2000年の秋、岐阜県富加町(とみかちょう)の4階建て町営マンションで怪現象が発生していると、新聞・テレビ・週刊誌などのメディアが大々的に報じた。
壁の中から「バンッバンッ」という音がしたり、食器棚の扉が突然開いて中のコップが飛び出すといった現象がマンション内の各部屋で頻発。
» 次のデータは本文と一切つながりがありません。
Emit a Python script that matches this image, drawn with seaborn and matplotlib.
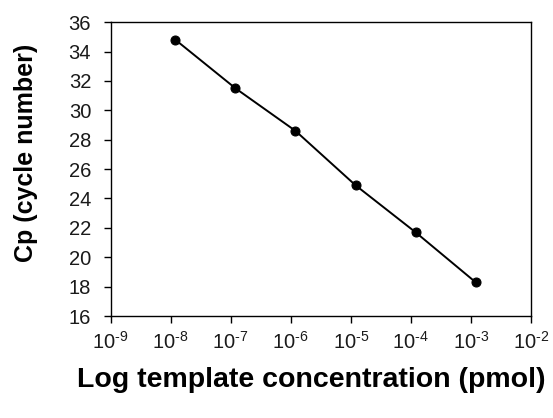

まさに現代のポルターガイスト現象だと騒ぎになった。

騒ぎとなった4階建ての町営マンションは、1998年に完成、24世帯が入居している。
見た目は白い壁のごく一般的なマンションだ。
周囲には田んぼが広がるのどかな風景が広がり、おどろおどろしい雰囲気は一切ない。
しかし、このマンションでは、完成直後から住民たちの間で「壁の中から音がする」という奇妙なうわさが広がっている。

2000年夏ごろには、音だけではなく騒動の種類も多様化している。
水道から水が勝手に出る。
テレビのチャンネルが勝手に変わる。
コンセントに差していないドライヤーが突然動く。
ポルターガイスト現象の典型例とも言える騒ぎが巻き起こっている。

事態を重く見た住民たちは、神主を呼び祈祷を行うことにした。
その際、新築の町営マンションで怪奇現象が起きていることを理由に住民たちは、富加町に祈祷費の支払いを求めたものの、政教分離の原則に反するという理由で断られてしまっている。
しかし、一刻も早く騒動を終結させたいと願う住民たちは、自分たちで費用を折半し祈祷を行った。

富加町と住民たちの祈祷費をめぐる問題などもあり、このころから一般紙やテレビニュースなども含めたメディアによる報道合戦が繰り広げられるようになった。

祈祷の結果、騒ぎは収まるかに思われたが、その後も断続的にポルターガイスト現象は続いている。
画びょうがはじけ飛ぶように勝手に抜ける。
深夜、スリッパをはいたようなパタパタという足音が部屋中に響き渡る。
外から空き缶が飛んでくる。
ガスコンロの火が勝手につく。

ワイドショーなどは面白おかしく自称・霊能者たちを引き連れ検証を行うなどしていたが、結局原因はつかめないまま、時間だけが過ぎていった。
これらの騒動は、2002年頃まで続き、やがて収まっていったという。

件の町営マンションは、現在も同じ場所に存在している。
怪現象が収まったマンションは、富加町役場のホームページで現在も入居者募集情報が掲載されている。